■ AIM OF THE TASK: Return the lines below exactly, from the first line to the line that contains "SERIF = ['Liberation Serif', 'DejaVu Serif']". Leave out pictures.

◆ ◆ ◆ ◆ ◆ ◆ ◆

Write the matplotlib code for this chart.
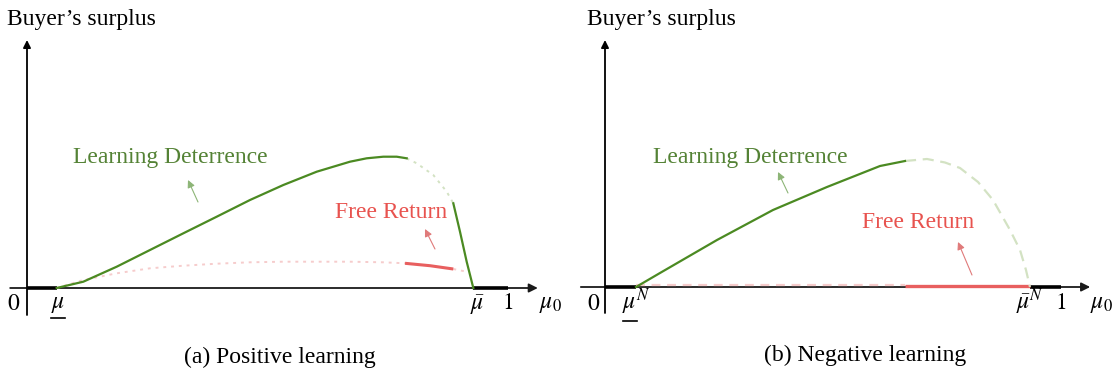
import matplotlib
matplotlib.use("Agg")
import matplotlib.pyplot as plt

plt.rcParams['mathtext.fontset'] = 'stix'
SERIF = ['Liberation Serif', 'DejaVu Serif']

# ---------------- data (mu0, buyer's surplus) ----------------
# (a) Positive learning
a_ld_x = [0.0617, 0.1171, 0.1865, 0.2557, 0.3250, 0.3944, 0.4636, 0.5329, 0.6023, 0.6715, 0.7062, 0.7408, 0.7686, 0.7894]
a_ld_y = [0.000, 0.063, 0.213, 0.380, 0.547, 0.713, 0.880, 1.030, 1.163, 1.263, 1.297, 1.313, 1.313, 1.297]
a_ldgap_x = [0.7894, 0.8102, 0.8447, 0.8726, 0.8863]
a_ldgap_y = [1.297, 1.247, 1.130, 0.963, 0.847]
a_ld2_x = [0.8863, 0.9002, 0.9141, 0.9279]
a_ld2_y = [0.847, 0.563, 0.263, 0.000]
a_frdot_x = [0.0617, 0.1171, 0.1865, 0.2557, 0.3250, 0.3944, 0.4636, 0.5329, 0.6023, 0.6715, 0.7408, 0.7859]
a_frdot_y = [0.000, 0.080, 0.147, 0.197, 0.223, 0.243, 0.257, 0.263, 0.263, 0.263, 0.257, 0.247]
a_fr_x = [0.7859, 0.8378, 0.8863]
a_fr_y = [0.247, 0.223, 0.190]
a_frtail_x = [0.8863, 0.9141]
a_frtail_y = [0.190, 0.163]
a_mu_low, a_mu_high = 0.0617, 0.9279

# (b) Negative learning
b_ld_x = [0.068, 0.1206, 0.2456, 0.3070, 0.3684, 0.4868, 0.6031, 0.6579]
b_ld_y = [0.00, 0.14, 0.47, 0.62, 0.77, 1.00, 1.21, 1.26]
b_ldgap_x = [0.6579, 0.7061, 0.7456, 0.7785, 0.8180, 0.8509, 0.8882, 0.9101, 0.9232, 0.932]
b_ldgap_y = [1.26, 1.28, 1.245, 1.19, 1.05, 0.87, 0.57, 0.37, 0.17, 0.00]
b_frdash_x = [0.068, 0.6579]
b_frdash_y = [0.025, 0.025]
b_fr_x = [0.6579, 0.932]
b_fr_y = [0.012, 0.012]
b_mu_low, b_mu_high = 0.068, 0.932

# text
ylabel = "Buyer\u2019s surplus"
ld_text = "Learning Deterrence"
fr_text = "Free Return"
captions = ["(a) Positive learning", "(b) Negative learning"]

# ---------------- styling ----------------
G_LINE = '#4b8a22'
G_TEXT = '#548235'
G_PALE = '#d3e2c3'
R_LINE = '#e85f5f'
R_TEXT = '#e8534f'
R_PALE = '#f6cccc'
G_ARROW = '#8db577'
R_ARROW = '#e07a7a'

fig = plt.figure(figsize=(11.19, 3.73), dpi=100)
W, H = 1119, 373

def make_ax(px0, px1, x0px, unitx, y0px):
    ax = fig.add_axes([px0 / W, 0, (px1 - px0) / W, 1])
    ax.set_xlim((px0 - x0px) / unitx, (px1 - x0px) / unitx)
    ax.set_ylim((y0px - H) / 100, y0px / 100)
    ax.axis('off')
    return ax

axA = make_ax(0, 560, 27, 481, 288)
axB = make_ax(560, 1119, 605, 456, 287)

def axes_frame(ax, xstart, xend, ybot, ytop):
    ax.annotate('', xy=(xend, 0), xytext=(xstart, 0),
                arrowprops=dict(arrowstyle='-|>', lw=1.3, color='#1a1a1a',
                                mutation_scale=13, shrinkA=0, shrinkB=0), zorder=2)
    ax.annotate('', xy=(0, ytop), xytext=(0, ybot),
                arrowprops=dict(arrowstyle='-|>', lw=1.3, color='black',
                                mutation_scale=11, shrinkA=0, shrinkB=0), zorder=2)

axes_frame(axA, -0.035, 1.062, -0.27, 2.48)
axes_frame(axB, -0.053, 1.064, -0.26, 2.47)

# panel A
axA.plot([0, a_mu_low], [0, 0], color='black', lw=2.6, solid_capstyle='butt', zorder=3)
axA.plot([a_mu_high, 1.0], [0, 0], color='black', lw=2.6, solid_capstyle='butt', zorder=3)
axA.plot(a_frdot_x, a_frdot_y, color=R_PALE, lw=1.4, ls=(0, (1.5, 2.5)), zorder=3)
axA.plot(a_frtail_x, a_frtail_y, color=R_PALE, lw=1.4, ls=(0, (1.5, 2.5)), zorder=3)
axA.plot(a_fr_x, a_fr_y, color=R_LINE, lw=2.2, solid_capstyle='butt', zorder=4)
axA.plot(a_ld_x, a_ld_y, color=G_LINE, lw=1.6, zorder=5, solid_joinstyle='round')
axA.plot(a_ldgap_x, a_ldgap_y, color=G_PALE, lw=1.4, ls=(0, (1.5, 2.5)), zorder=4)
axA.plot(a_ld2_x, a_ld2_y, color=G_LINE, lw=1.6, zorder=5, solid_joinstyle='round')

# panel B
axB.plot([0, b_mu_low], [0, 0], color='black', lw=2.6, solid_capstyle='butt', zorder=3)
axB.plot([b_mu_high, 1.0], [0, 0], color='black', lw=2.6, solid_capstyle='butt', zorder=3)
axB.plot(b_frdash_x, b_frdash_y, color=R_PALE, lw=1.6, ls=(0, (4, 3)), zorder=3)
axB.plot(b_fr_x, b_fr_y, color=R_LINE, lw=2.4, solid_capstyle='butt', zorder=4)
axB.plot(b_ld_x, b_ld_y, color=G_LINE, lw=1.6, zorder=5, solid_joinstyle='round')
axB.plot(b_ldgap_x, b_ldgap_y, color=G_PALE, lw=1.6, ls=(0, (5, 3)), zorder=4)

def small_arrow(ax, tail, tip, color):
    ax.annotate('', xy=tip, xytext=tail,
                arrowprops=dict(arrowstyle='-|>', lw=0.8, color=color,
                                mutation_scale=11, shrinkA=0, shrinkB=0))

small_arrow(axA, (0.3555, 0.86), (0.3347, 1.08), G_ARROW)
small_arrow(axA, (0.8482, 0.39), (0.8274, 0.59), R_ARROW)
small_arrow(axB, (0.4013, 0.94), (0.3794, 1.15), G_ARROW)
small_arrow(axB, (0.8048, 0.12), (0.7741, 0.45), R_ARROW)

FS = 17
axA.text(0.0956, 1.25, ld_text, color=G_TEXT, fontsize=FS, family=SERIF, va='baseline', ha='left')
axA.text(0.6403, 0.70, fr_text, color=R_TEXT, fontsize=FS, family=SERIF, va='baseline', ha='left')
axB.text(0.1053, 1.24, ld_text, color=G_TEXT, fontsize=FS, family=SERIF, va='baseline', ha='left')
axB.text(0.5636, 0.59, fr_text, color=R_TEXT, fontsize=FS, family=SERIF, va='baseline', ha='left')

axA.text(-0.0416, 2.63, ylabel, fontsize=FS, family=SERIF, va='baseline', ha='left')
axB.text(-0.0395, 2.62, ylabel, fontsize=FS, family=SERIF, va='baseline', ha='left')

axA.text(0.526, -0.69, captions[0], fontsize=FS, family=SERIF, va='center', ha='center')
axB.text(0.570, -0.68, captions[1], fontsize=FS, family=SERIF, va='center', ha='center')

TF = 17
def tick(ax, x, y, s, ha='center'):
    ax.text(x, y, s, fontsize=TF, va='center', ha=ha)

tick(axA, -0.028, -0.15, r'$0$')
tick(axA, 0.0644, -0.15, r'$\mu$')
axA.plot([0.050, 0.079], [-0.30, -0.30], color='black', lw=1.2, clip_on=False)
tick(axA, 0.9356, -0.17, r'$\bar{\mu}$')
tick(axA, 1.0, -0.14, r'$1$')
tick(axA, 1.089, -0.15, r'$\mu_0$')

tick(axB, -0.026, -0.16, r'$0$')
tick(axB, 0.037, -0.15, r'$\mu^N$', ha='left')
axB.plot([0.039, 0.070], [-0.34, -0.34], color='black', lw=1.2, clip_on=False)
tick(axB, 0.932, -0.15, r'$\bar{\mu}^N$')
tick(axB, 1.0, -0.15, r'$1$')
tick(axB, 1.090, -0.16, r'$\mu_0$')

fig.savefig('out.png', dpi=100)
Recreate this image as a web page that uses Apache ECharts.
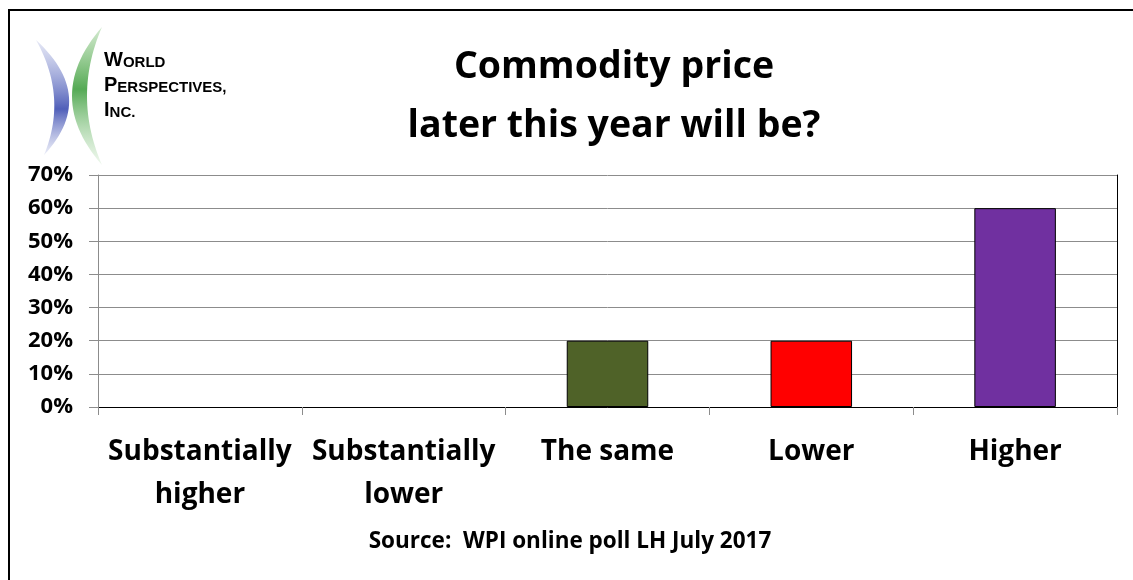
<!DOCTYPE html>
<html>
<head>
<meta charset="utf-8">
<script src="https://cdn.jsdelivr.net/npm/echarts@6/dist/echarts.min.js"></script>
<style>
html,body{margin:0;padding:0;background:#fff;}
#chart{width:1133px;height:580px;}
</style>
</head>
<body>
<div id="chart"></div>
<script>
const categories = ['Substantially\nhigher', 'Substantially\nlower', 'The same', 'Lower', 'Higher'];
const values = [0, 0, 0.2, 0.2, 0.6];
const barColors = ['#4F6228', '#4F6228', '#4F6228', '#FF0000', '#7030A0'];
const titleText = 'Commodity price\nlater this year will be?';
const sourceText = 'Source:  WPI online poll LH July 2017';

const FONT = 'Open Sans';
const chart = echarts.init(document.getElementById('chart'), null, {renderer: 'canvas'});

const barData = values.map((v, i) => ({
  value: v,
  itemStyle: {color: barColors[i], borderColor: '#000', borderWidth: v === 0 ? 0 : 1}
}));

// decorative logo crescent outline from two quadratic curves
function crescent(p0, cOut, p1, cIn) {
  const pts = [];
  const N = 30;
  for (let i = 0; i <= N; i++) {
    const t = i / N, u = 1 - t;
    pts.push([u*u*p0[0] + 2*u*t*cOut[0] + t*t*p1[0], u*u*p0[1] + 2*u*t*cOut[1] + t*t*p1[1]]);
  }
  for (let i = N; i >= 0; i--) {
    const t = i / N, u = 1 - t;
    pts.push([u*u*p0[0] + 2*u*t*cIn[0] + t*t*p1[0], u*u*p0[1] + 2*u*t*cIn[1] + t*t*p1[1]]);
  }
  return pts;
}

const option = {
  backgroundColor: '#fff',
  animation: false,
  title: [{
    text: titleText,
    left: 609, top: 33, textAlign: 'center',
    textStyle: {fontFamily: FONT, fontWeight: 'bold', fontSize: 37.5, lineHeight: 59, color: '#000'}
  }, {
    text: sourceText,
    left: 565, top: 525, textAlign: 'center',
    textStyle: {fontFamily: FONT, fontWeight: 'bold', fontSize: 22.5, color: '#000'}
  }],
  grid: {left: 98, top: 175, right: 16, bottom: 173, containLabel: false},
  xAxis: [{
    type: 'category',
    data: categories,
    boundaryGap: true,
    axisLine: {lineStyle: {color: '#8c8c8c', width: 1}},
    axisTick: {show: true, length: 8, lineStyle: {color: '#8c8c8c'}},
    axisLabel: {fontFamily: FONT, fontWeight: 'bold', fontSize: 28, color: '#000', lineHeight: 43, margin: 24, interval: 0}
  }, {
    type: 'category',
    data: categories,
    position: 'top',
    axisLine: {lineStyle: {color: '#000', width: 1}},
    axisTick: {show: false},
    axisLabel: {show: false}
  }],
  yAxis: [{
    type: 'value',
    min: 0, max: 0.7, interval: 0.1,
    axisLine: {show: true, lineStyle: {color: '#8c8c8c', width: 1}},
    axisTick: {show: true, length: 9, lineStyle: {color: '#8c8c8c'}},
    splitLine: {show: true, lineStyle: {color: '#8c8c8c', width: 1}},
    axisLabel: {
      fontFamily: FONT, fontWeight: 'bold', fontSize: 22, color: '#000', margin: 25,
      formatter: v => Math.round(v * 100) + '%'
    }
  }, {
    type: 'value',
    min: 0, max: 0.7, interval: 0.1,
    position: 'right',
    axisLine: {show: true, lineStyle: {color: '#000', width: 1}},
    axisTick: {show: false},
    splitLine: {show: false},
    axisLabel: {show: false}
  }],
  series: [{
    type: 'bar',
    data: barData,
    barWidth: '40%',
    xAxisIndex: 0,
    yAxisIndex: 0
  }],
  graphic: [
    {
      type: 'rect', z: 100, silent: true,
      shape: {x: 9, y: 10, width: 1400, height: 900},
      style: {fill: 'none', stroke: '#000', lineWidth: 2}
    },
    {
      type: 'polygon', z: 100, silent: true,
      shape: {points: crescent([36, 40], [98, 97], [44, 155], [68, 97])},
      style: {fill: {type: 'linear', x: 0, y: 0, x2: 0, y2: 1, colorStops: [
        {offset: 0, color: 'rgba(150,160,215,0.25)'},
        {offset: 0.6, color: 'rgba(80,95,185,1)'},
        {offset: 1, color: 'rgba(150,160,215,0.2)'}]}}
    },
    {
      type: 'polygon', z: 101, silent: true,
      shape: {points: crescent([102, 27], [42, 96], [102, 165], [72, 96])},
      style: {fill: {type: 'linear', x: 0, y: 0, x2: 0, y2: 1, colorStops: [
        {offset: 0, color: 'rgba(110,185,100,0.3)'},
        {offset: 0.45, color: 'rgba(85,170,85,1)'},
        {offset: 1, color: 'rgba(170,215,165,0.2)'}]}}
    },
    {
      type: 'text', z: 100, left: 104, top: 50, silent: true,
      style: {
        text: '{b|W}{s|ORLD}\n{b|P}{s|ERSPECTIVES,}\n{b|I}{s|NC.}',
        rich: {
          b: {fontFamily: 'Liberation Sans', fontWeight: 'bold', fontSize: 20, color: '#1f4a8c', lineHeight: 25, verticalAlign: 'bottom'},
          s: {fontFamily: 'Liberation Sans', fontWeight: 'bold', fontSize: 15, color: '#1f4a8c', lineHeight: 25, verticalAlign: 'bottom'}
        }
      }
    }
  ]
};
chart.setOption(option);
</script>
</body>
</html>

◆ ◆ ◆ ◆ ◆ ◆ ◆

■ OUTPUT FOR THIS TASK:
Write the matplotlib code for this chart.
import matplotlib
matplotlib.use("Agg")
import matplotlib.pyplot as plt

plt.rcParams['mathtext.fontset'] = 'stix'
SERIF = ['Liberation Serif', 'DejaVu Serif']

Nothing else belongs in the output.